IEEE Transactions on Circuits and Systems for Video Technology | 2017
Yuewei Lin; Yan Tong; Yu Cao; Youjie Zhou; Song Wang
Motion is one of the most important cues to separate foreground objects from the background in a video. Using a stationary camera, it is usually assumed that the background is static, while the foreground objects are moving most of the time. However, in practice, the foreground objects may show infrequent motions, such as abandoned objects and sleeping persons. Meanwhile, the background may contain frequent local motions, such as waving trees and/or grass. Such complexities may prevent the existing background subtraction algorithms from correctly identifying the foreground objects. In this paper, we propose a new approach that can detect the foreground objects with frequent and/or infrequent motions. Specifically, we use a visual-attention mechanism to infer a complete background from a subset of frames and then propagate it to the other frames for accurate background subtraction.

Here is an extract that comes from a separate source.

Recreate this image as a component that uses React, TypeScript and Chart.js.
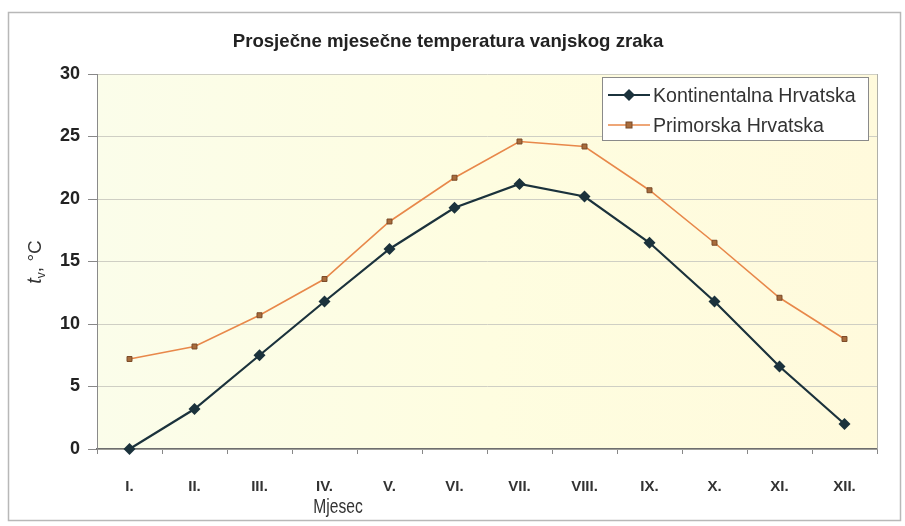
import React, { useEffect, useRef } from 'react';
import { Chart, registerables } from 'chart.js';

Chart.register(...registerables);

const months = ['I.', 'II.', 'III.', 'IV.', 'V.', 'VI.', 'VII.', 'VIII.', 'IX.', 'X.', 'XI.', 'XII.'];
const kontinentalna = [0, 3.2, 7.5, 11.8, 16.0, 19.3, 21.2, 20.2, 16.5, 11.8, 6.6, 2.0];
const primorska = [7.2, 8.2, 10.7, 13.6, 18.2, 21.7, 24.6, 24.2, 20.7, 16.5, 12.1, 8.8];
const seriesNames = ['Kontinentalna Hrvatska', 'Primorska Hrvatska'];
const chartTitle = 'Prosječne mjesečne temperatura vanjskog zraka';
const xAxisTitle = 'Mjesec';
const yAxisTitle = { main: 't', sub: 'v', rest: ', °C' };
const yMin = 0;
const yMax = 30;
const yStep = 5;

const SANS = '"Liberation Sans", Arial, sans-serif';

const K_COLOR = '#1b323c';
const P_LINE = '#e8884a';
const P_FILL = '#a86c3c';
const P_BORDER = '#7a4a28';

function drawDiamond(ctx: CanvasRenderingContext2D, x: number, y: number, r: number) {
  ctx.beginPath();
  ctx.moveTo(x, y - r);
  ctx.lineTo(x + r, y);
  ctx.lineTo(x, y + r);
  ctx.lineTo(x - r, y);
  ctx.closePath();
  ctx.fillStyle = K_COLOR;
  ctx.fill();
}

function drawSquare(ctx: CanvasRenderingContext2D, x: number, y: number, r: number) {
  ctx.fillStyle = P_FILL;
  ctx.fillRect(x - r, y - r, 2 * r, 2 * r);
  ctx.strokeStyle = P_BORDER;
  ctx.lineWidth = 1;
  ctx.strokeRect(x - r, y - r, 2 * r, 2 * r);
}

function narrowText(ctx: CanvasRenderingContext2D, text: string, x: number, y: number, sx: number) {
  ctx.save();
  ctx.translate(x, y);
  ctx.scale(sx, 1);
  ctx.fillText(text, 0, 0);
  ctx.restore();
}

const decorPlugin = {
  id: 'decor',
  beforeDraw(chart: any) {
    const { ctx, chartArea: a } = chart;
    ctx.save();
    ctx.fillStyle = '#ffffff';
    ctx.fillRect(0, 0, chart.width, chart.height);
    ctx.strokeStyle = '#b8b8b8';
    ctx.lineWidth = 1.5;
    ctx.strokeRect(8.5, 12.5, 892, 508);
    const g = ctx.createLinearGradient(a.left, 0, a.right, 0);
    g.addColorStop(0, '#fbfdea');
    g.addColorStop(0.5, '#fefde0');
    g.addColorStop(1, '#fffadc');
    ctx.fillStyle = g;
    ctx.fillRect(a.left, a.top, a.right - a.left, a.bottom - a.top);
    ctx.restore();
  },
  afterDraw(chart: any) {
    const { ctx, chartArea: a } = chart;
    ctx.save();
    ctx.strokeStyle = '#b0b0a8';
    ctx.lineWidth = 1;
    ctx.beginPath();
    ctx.moveTo(a.right + 0.5, a.top);
    ctx.lineTo(a.right + 0.5, a.bottom);
    ctx.stroke();

    // title
    ctx.fillStyle = '#222222';
    ctx.font = `bold 19px ${SANS}`;
    ctx.textAlign = 'center';
    ctx.textBaseline = 'middle';
    narrowText(ctx, chartTitle, 448, 42, 0.98);

    // x axis title
    ctx.font = `20px ${SANS}`;
    ctx.fillStyle = '#333333';
    narrowText(ctx, xAxisTitle, 338, 507, 0.78);

    // y axis title (rotated)
    ctx.save();
    ctx.translate(34, 262);
    ctx.rotate(-Math.PI / 2);
    ctx.textBaseline = 'alphabetic';
    ctx.textAlign = 'left';
    const mainFont = `italic 20px ${SANS}`;
    const subFont = `12px ${SANS}`;
    const restFont = `19px ${SANS}`;
    ctx.font = mainFont;
    const w1 = ctx.measureText(yAxisTitle.main).width;
    ctx.font = subFont;
    const w2 = ctx.measureText(yAxisTitle.sub).width;
    ctx.font = restFont;
    const w3 = ctx.measureText(yAxisTitle.rest).width;
    const total = w1 + w2 + w3;
    let x = -total / 2;
    const base = 7;
    ctx.font = mainFont;
    ctx.fillText(yAxisTitle.main, x, base);
    x += w1;
    ctx.font = subFont;
    ctx.fillText(yAxisTitle.sub, x, base + 4);
    x += w2;
    ctx.font = restFont;
    ctx.fillText(yAxisTitle.rest, x, base);
    ctx.restore();

    // legend
    const lx = 602, ly = 77, lw = 266, lh = 63;
    ctx.fillStyle = '#ffffff';
    ctx.fillRect(lx, ly, lw, lh);
    ctx.strokeStyle = '#8a8a8a';
    ctx.lineWidth = 1;
    ctx.strokeRect(lx + 0.5, ly + 0.5, lw, lh);
    const rows = [95, 125];
    ctx.font = `20px ${SANS}`;
    ctx.textAlign = 'left';
    ctx.textBaseline = 'middle';
    ctx.strokeStyle = K_COLOR;
    ctx.lineWidth = 2;
    ctx.beginPath();
    ctx.moveTo(608, rows[0]);
    ctx.lineTo(650, rows[0]);
    ctx.stroke();
    drawDiamond(ctx, 629, rows[0], 6);
    ctx.fillStyle = '#333333';
    narrowText(ctx, seriesNames[0], 653, rows[0] + 1, 0.98);
    ctx.strokeStyle = P_LINE;
    ctx.lineWidth = 1.5;
    ctx.beginPath();
    ctx.moveTo(608, rows[1]);
    ctx.lineTo(650, rows[1]);
    ctx.stroke();
    drawSquare(ctx, 629, rows[1], 3);
    ctx.fillStyle = '#333333';
    narrowText(ctx, seriesNames[1], 653, rows[1] + 1, 0.98);
    ctx.restore();
  },
};

export default function App() {
  const ref = useRef<HTMLCanvasElement | null>(null);

  useEffect(() => {
    document.body.style.margin = '0';
    const canvas = ref.current;
    if (!canvas) return;
    const chart = new Chart(canvas, {
      type: 'line',
      data: {
        labels: months,
        datasets: [
          {
            label: seriesNames[0],
            data: kontinentalna,
            borderColor: K_COLOR,
            backgroundColor: K_COLOR,
            borderWidth: 2.2,
            pointStyle: 'rectRot',
            pointRadius: 6,
            pointBorderWidth: 0,
            pointBackgroundColor: K_COLOR,
            tension: 0,
            clip: false as any,
          },
          {
            label: seriesNames[1],
            data: primorska,
            borderColor: P_LINE,
            backgroundColor: P_FILL,
            borderWidth: 1.6,
            pointStyle: 'rect',
            pointRadius: 3.5,
            pointBorderWidth: 1,
            pointBorderColor: P_BORDER,
            pointBackgroundColor: P_FILL,
            tension: 0,
            clip: false as any,
          },
        ],
      },
      options: {
        animation: false,
        responsive: false,
        layout: { padding: { left: 0, top: 74, right: 28, bottom: 0 } },
        plugins: {
          legend: { display: false },
          title: { display: false },
          tooltip: { enabled: false },
        },
        scales: {
          x: {
            offset: true,
            grid: {
              offset: true,
              drawOnChartArea: false,
              drawTicks: true,
              tickLength: 5,
              color: '#888888',
            },
            border: { display: true, color: '#6e6e6e', width: 1.5 },
            ticks: {
              color: '#333333',
              font: { family: SANS, size: 15, weight: 'bold' },
              padding: 24,
              maxRotation: 0,
              autoSkip: false,
            },
            afterFit(scale: any) {
              scale.height = 77;
            },
          },
          y: {
            min: yMin,
            max: yMax,
            ticks: {
              stepSize: yStep,
              color: '#222222',
              font: { family: SANS, size: 18, weight: 'bold' },
              padding: 8,
            },
            grid: {
              color: '#cfcfc4',
              lineWidth: 1,
              tickLength: 9,
              tickColor: '#888888',
            },
            border: { display: true, color: '#8a8a8a', width: 1 },
            afterFit(scale: any) {
              scale.width = 97;
            },
          },
        },
      },
      plugins: [decorPlugin],
    });
    return () => chart.destroy();
  }, []);

  return (
    <div style={{ width: 905, height: 526 }}>
      <canvas ref={ref} width={905} height={526} style={{ display: 'block' }} />
    </div>
  );
}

Furthermore, we develop a feature-matching-based local motion stabilization algorithm to identify frequent local motions in the background for reducing false positives in the detected foreground. The proposed approach is fully unsupervised, without using any supervised learning for object detection and tracking. Extensive experiments on a large number of videos have demonstrated that the proposed approach outperforms the state-of-the-art motion detection and background subtraction methods in comparison.